■ **TASK INPUT**:
╭──

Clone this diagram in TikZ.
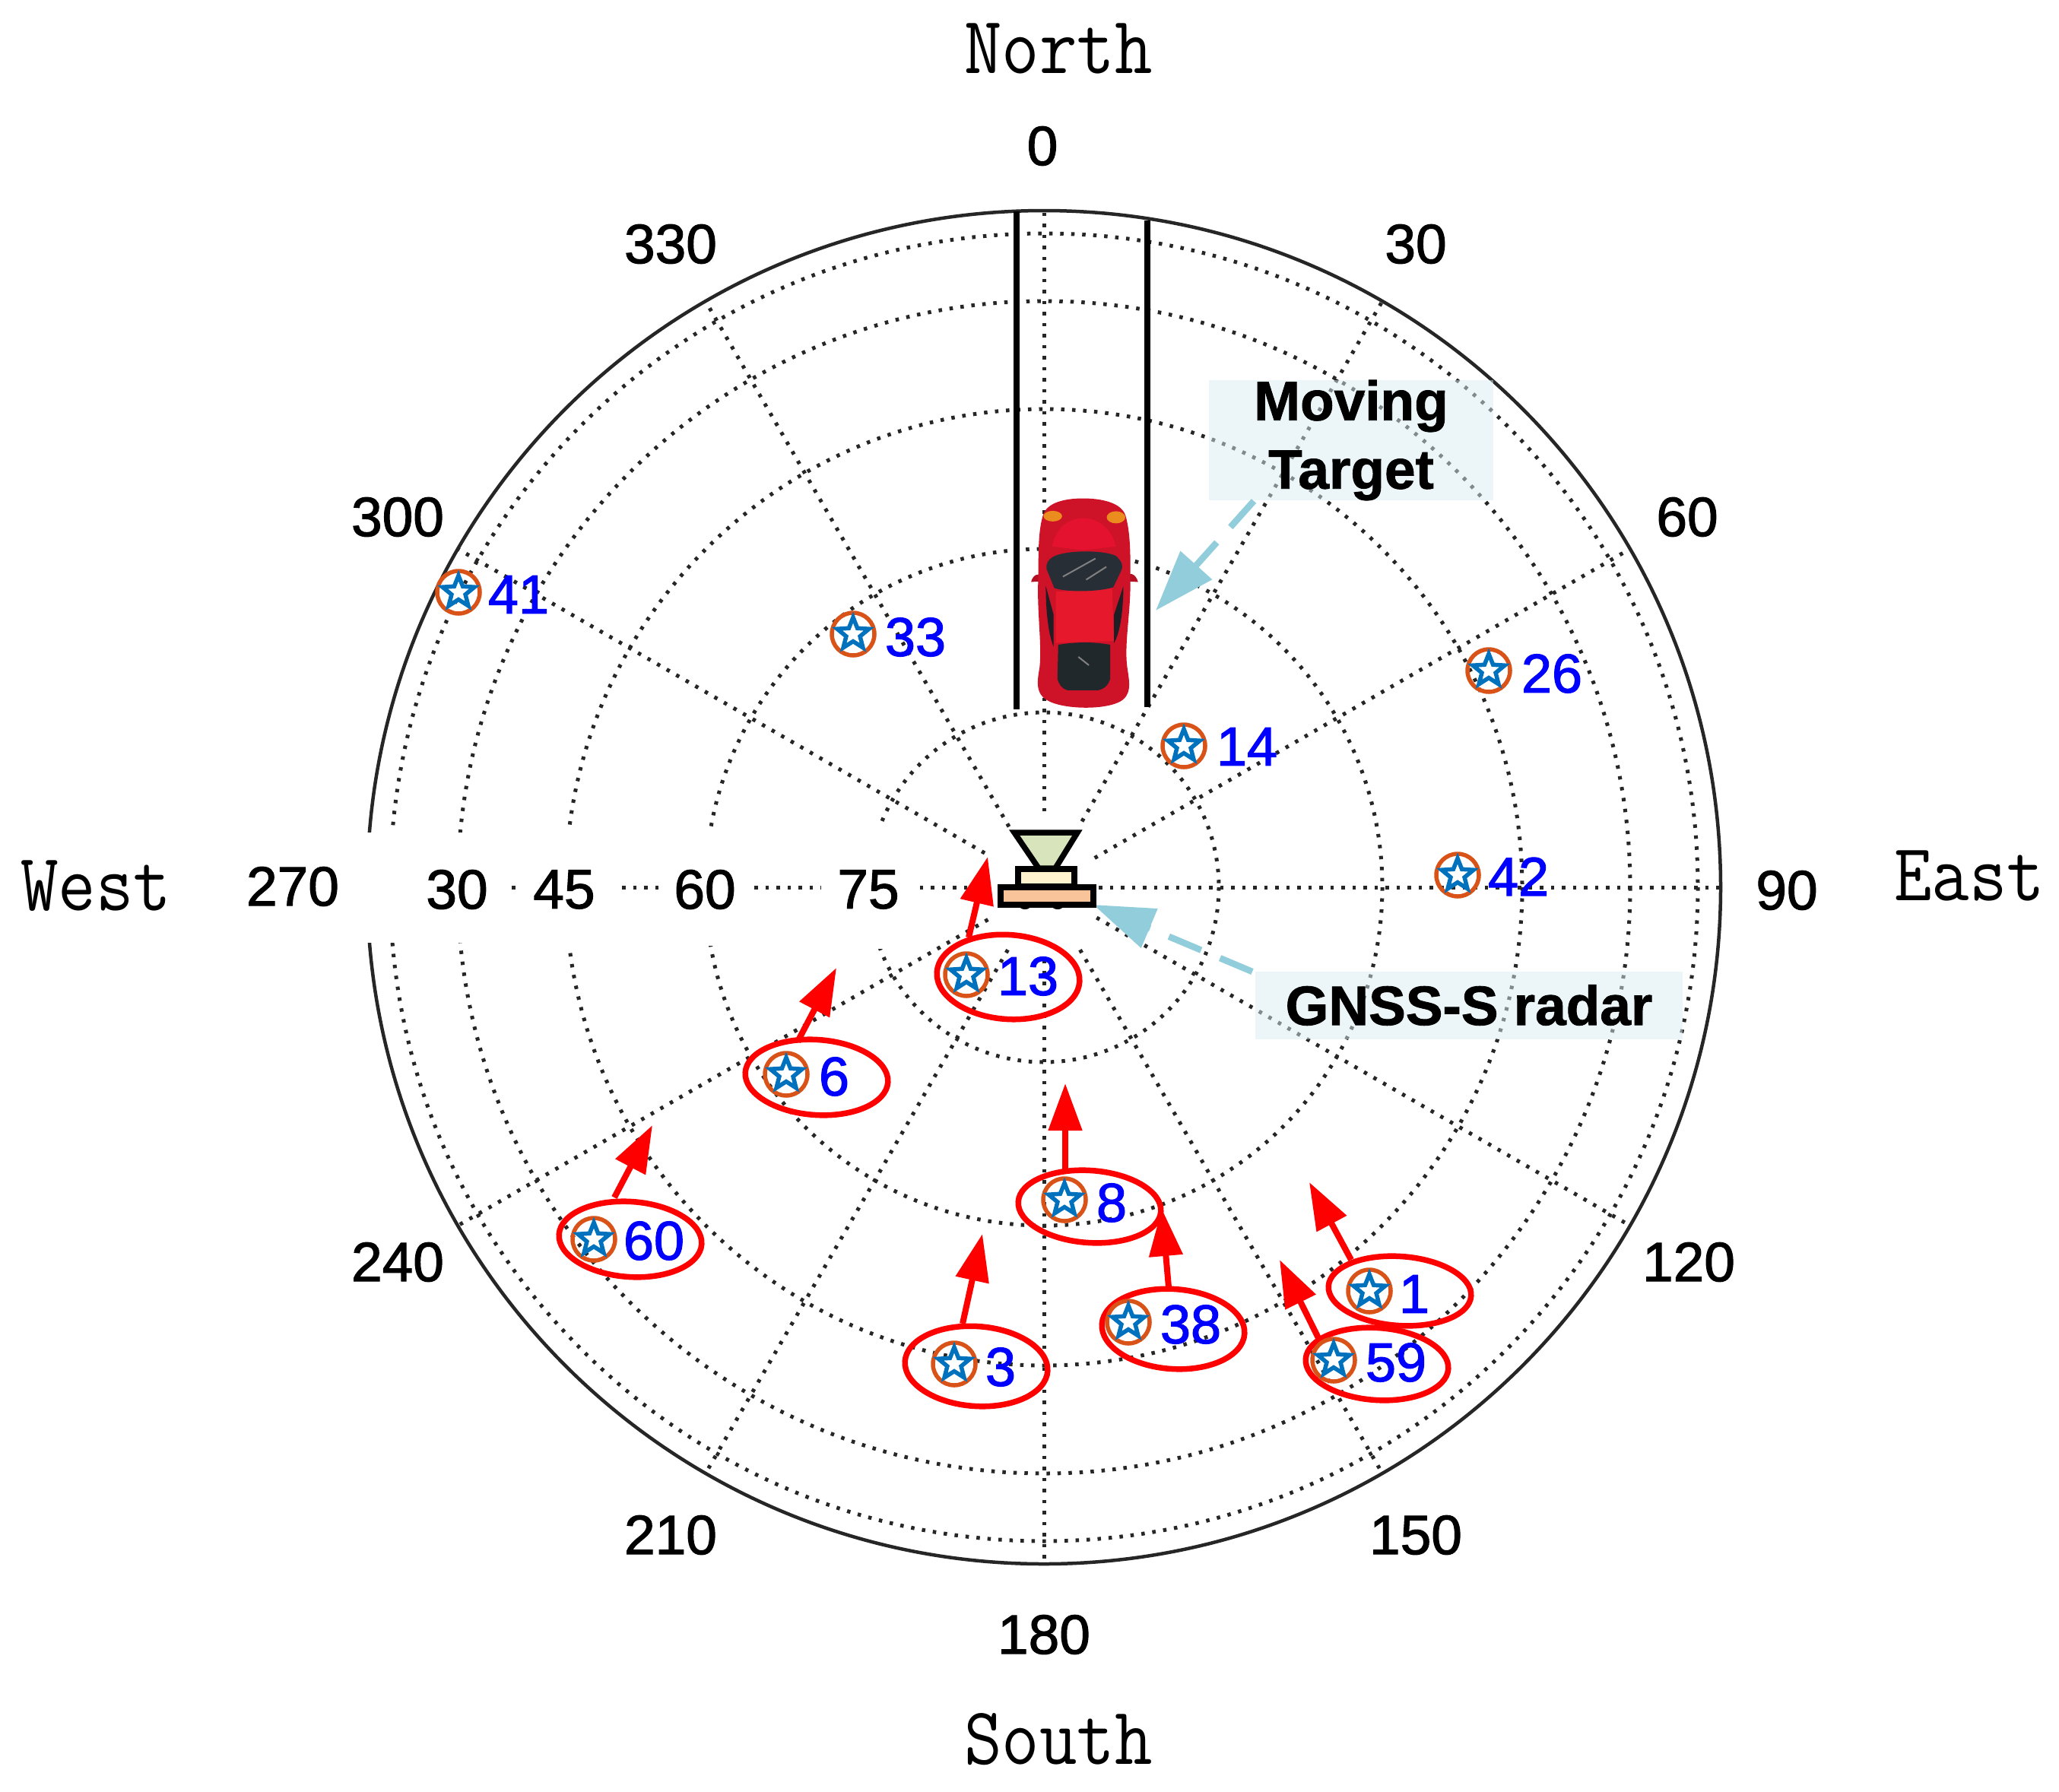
\documentclass[tikz,border=0pt]{standalone}
\usepackage{fontspec}
\usepackage{graphicx}
\setmainfont{Liberation Sans}
\newfontfamily\heavy[FakeBold=1.6]{Liberation Sans}
\newfontfamily\heavybold[FakeBold=1.2]{Liberation Sans Bold}
\usetikzlibrary{shapes.geometric,arrows.meta}
\definecolor{gridc}{HTML}{262626}
\definecolor{skyarrow}{HTML}{92CDDC}
\definecolor{boxc}{HTML}{DAEEF3}
\definecolor{mkblue}{HTML}{0072BD}
\definecolor{mkorange}{HTML}{D95319}
\tikzset{
  griddot/.style={gridc,line width=5pt,dash pattern=on 4.5pt off 10pt},
  outerring/.style={gridc,line width=4.5pt},
  masklab/.style={fill=white,draw=none},
  anglab/.style={inner sep=0pt,font=\heavy\fontsize{73}{80}\selectfont,text=black},
  cardlab/.style={inner sep=0pt,font=\ttfamily\fontsize{96}{100}\selectfont,text=black},
  bluelab/.style={inner sep=0pt,font=\heavy\fontsize{72}{76}\selectfont,text=blue},
  mkcirc/.style={circle,draw=mkorange,line width=5.5pt,minimum size=56pt,inner sep=0pt},
  mkstar/.style={star,star points=5,star point ratio=2.3,draw=mkblue,fill=white,line width=5.5pt,minimum size=44pt,inner sep=0pt,line join=miter},
  redell/.style={ellipse,draw=red,line width=7.5pt,inner sep=0pt,minimum width=188pt,rotate=-4},
  redarrow/.style={red,line width=8pt,-{Triangle[length=62pt,width=43pt]}},
  skydash/.style={skyarrow,line width=8.5pt,dash pattern=on 46pt off 27pt,-{Triangle[length=80pt,width=54pt]}},
  infobox/.style={draw=none,fill=boxc,fill opacity=.5,text opacity=1,inner sep=0pt,font=\heavybold\fontsize{73}{90}\selectfont,align=center},
  road/.style={black,line width=8pt},
  radarpart/.style={draw=black,line width=7.5pt,line join=miter},
}
\begin{document}
\begin{tikzpicture}[x=1pt,y=-1pt]
\useasboundingbox[fill=white] (0,0) rectangle (2708,2356);
% grid
\foreach \r in {230,445,629,771,860} \draw[griddot] (1373,1167) circle[radius=\r];
\foreach \a/\s in {0/100,30/100,60/77,90/72,120/80,150/95,180/95,210/95,240/85,270/72,300/90,330/92}
  \draw[griddot] ({1373+\s*sin(\a)},{1167-\s*cos(\a)}) -- ({1373+890*sin(\a)},{1167-890*cos(\a)});
\draw[outerring] (1373,1167) circle[radius=890];
% masks behind the inner labels
\fill[masklab] (470,1095) rectangle (665,1240);
\fill[masklab] (680,1088) rectangle (812,1244);
\fill[masklab] (868,1088) rectangle (990,1244);
\fill[masklab] (1080,1088) rectangle (1210,1248);
% angle labels
\node[anglab] (a0) at (1371,192) {0};
\node[anglab] (a30) at (1862,321) {30};
\node[anglab] (a60) at (2219,680) {60};
\node[anglab] (a90) at (2350,1171) {90};
\node[anglab] (a120) at (2221,1660) {120};
\node[anglab] (a150) at (1862,2019) {150};
\node[anglab] (a180) at (1373,2150) {180};
\node[anglab] (a210) at (882,2019) {210};
\node[anglab] (a240) at (523,1660) {240};
\node[anglab] (a270) at (385,1166) {270};
\node[anglab] (a300) at (523,680) {300};
\node[anglab] (a330) at (882,321) {330};
\node[anglab] (e30) at (601,1170) {30};
\node[anglab] (e45) at (742,1170) {45};
\node[anglab] (e60) at (927,1170) {60};
\node[anglab] (e75) at (1142,1170) {75};
\node[cardlab] (north) at (1392,64) {\scalebox{1}[1.12]{North}};
\node[cardlab] (south) at (1392,2288) {\scalebox{1}[1.12]{South}};
\node[cardlab] (west) at (126,1165) {\scalebox{1}[1.12]{West}};
\node[cardlab] (east) at (2590,1152) {\scalebox{1}[1.12]{East}};
% road
\coordinate (rlt) at (1337,278);
\coordinate (rlb) at (1337,933);
\coordinate (rrt) at (1509,290);
\coordinate (rrb) at (1509,930);
\draw[road] (rlt) -- (rlb);
\draw[road] (rrt) -- (rrb);
% car, in the coordinates of a crop of the reference
\begin{scope}[shift={(1200,460)},x=0.51pt,y=-0.4975pt]
  \fill[fill={rgb,255:red,180;green,16;blue,36}] (306,614) .. controls (312,592) and (325,592) .. (335,596) -- (335,612) -- cycle;
  \fill[fill={rgb,255:red,180;green,16;blue,36}] (582,614) .. controls (575,590) and (560,590) .. (548,594) -- (548,612) -- cycle;
  \fill[fill={rgb,255:red,206;green,18;blue,40}] (440,393)
    .. controls (395,393) and (345,403) .. (336,440)
    .. controls (322,490) and (326,560) .. (324,620)
    .. controls (322,700) and (334,780) .. (328,840)
    .. controls (320,885) and (318,915) .. (358,932)
    .. controls (400,950) and (490,952) .. (532,932)
    .. controls (567,915) and (560,880) .. (554,840)
    .. controls (546,780) and (562,700) .. (562,620)
    .. controls (562,560) and (564,490) .. (550,440)
    .. controls (540,403) and (485,393) .. (440,393) -- cycle;
  \fill[fill={rgb,255:red,230;green,24;blue,44}] (370,640) -- (515,630) -- (520,770) -- (370,775) -- cycle;
  \fill[fill={rgb,255:red,228;green,18;blue,46}] (360,520) .. controls (380,420) and (500,420) .. (525,520) -- (440,530) -- cycle;
  \fill[fill={rgb,255:red,40;green,46;blue,54}] (362,548)
    .. controls (390,530) and (490,528) .. (525,545)
    .. controls (540,560) and (545,570) .. (538,585)
    -- (518,628) .. controls (480,640) and (400,642) .. (366,630)
    -- (346,580) .. controls (344,565) and (350,555) .. (362,548) -- cycle;
  \fill[fill={rgb,255:red,32;green,40;blue,44}] (376,780)
    .. controls (420,772) and (470,772) .. (510,780)
    -- (510,870) .. controls (505,890) and (490,898) .. (480,900)
    -- (400,900) .. controls (385,896) and (378,885) .. (374,870) -- cycle;
  \fill[fill={rgb,255:red,30;green,30;blue,36}] (344,625) -- (364,700) -- (364,785) .. controls (350,750) and (344,690) .. (344,625) -- cycle;
  \fill[fill={rgb,255:red,30;green,30;blue,36}] (544,625) -- (520,700) -- (520,775) .. controls (535,750) and (544,690) .. (544,625) -- cycle;
  \fill[fill={rgb,255:red,235;green,140;blue,30}] (362,440) ellipse[x radius=24,y radius=14];
  \fill[fill={rgb,255:red,235;green,140;blue,30}] (525,443) ellipse[x radius=24,y radius=16];
  \draw[gray,line width=2pt] (388,600) -- (472,552);
  \draw[gray,line width=2pt] (448,608) -- (500,574);
  \draw[gray,line width=2pt] (428,812) -- (455,834);
\end{scope}
% red arrows
\foreach \n/\tx/\ty/\hx/\hy in {13/1274/1233/1299/1127,6/1049/1370/1100/1273,60/808/1575/858/1480,8/1401/1538/1401/1425,38/1537/1693/1528/1590,1/1777/1657/1722/1555,59/1734/1760/1683/1657,3/1266/1741/1292/1623}{
  \coordinate (tail\n) at (\tx,\ty);
  \coordinate (tip\n) at (\hx,\hy);
  \draw[redarrow] (tail\n) -- (tip\n);
}
% red ellipses
\foreach \n/\x/\y/\h in {13/1326/1285/111,6/1074/1417/99,60/829/1630/99,8/1433/1587/95,38/1543/1748/105,1/1841/1698/91,59/1811/1794/95,3/1284/1797/105}
  \node[redell,minimum height=\h pt] (ell\n) at (\x,\y) {};
% markers and numbers
\foreach \n/\x/\y/\lx/\ly in {41/603/779/682/782,33/1122/834/1204/838,26/1958/882/2041/886,14/1557/981/1640/982,42/1917/1151/1997/1153,13/1271/1282/1352/1284,6/1034/1413/1097/1416,60/781/1630/860/1632,8/1400/1578/1462/1582,38/1484/1739/1566/1742,1/1801/1698/1860/1702,59/1754/1789/1836/1792,3/1255/1794/1316/1798}{
  \node[mkcirc] (mk\n) at (\x,\y) {};
  \node[mkstar] (st\n) at (\x,\y) {};
  \node[bluelab] (lb\n) at (\lx,\ly) {\n};
}
% callouts
\node[infobox,minimum width=374pt,minimum height=154pt] (movebox) at (1777,579) {Moving\\Target};
\node[infobox,minimum width=562pt,minimum height=89pt] (gnssbox) at (1932,1322) {GNSS-S radar};
\coordinate (movetail) at (1649,659);
\coordinate (movetip) at (1520,803);
\coordinate (gnsstail) at (1647,1278);
\coordinate (gnsstip) at (1438,1190);
\draw[skydash] (movetail) -- (movetip);
\draw[skydash] (gnsstail) -- (gnsstip);
% radar
\fill[black] (1348,1192) ellipse[x radius=7,y radius=4];
\fill[black] (1391,1192) ellipse[x radius=7,y radius=4];
\draw[radarpart,fill={rgb,255:red,216;green,228;blue,188}] (1334,1095) -- (1417,1095) -- (1388,1142) -- (1366,1142) -- cycle;
\draw[radarpart,fill={rgb,255:red,255;green,242;blue,204}] (1339,1143) rectangle (1413,1166);
\draw[radarpart,fill={rgb,255:red,250;green,196;blue,154}] (1316,1167) rectangle (1438,1190);
\end{tikzpicture}
\end{document}
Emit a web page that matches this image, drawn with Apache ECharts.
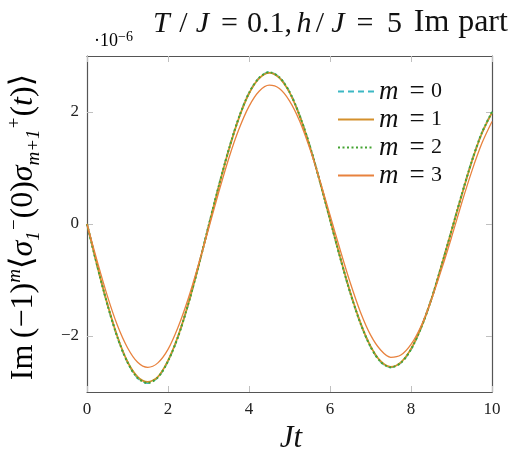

╰──

■ **TASK INSTRUCTIONS**: Search the listing above for the string "this". Copy every line that contains it.

■ **SOLVED PROBLEM**:
Clone this diagram in TikZ.
Emit a web page that matches this image, drawn with Apache ECharts.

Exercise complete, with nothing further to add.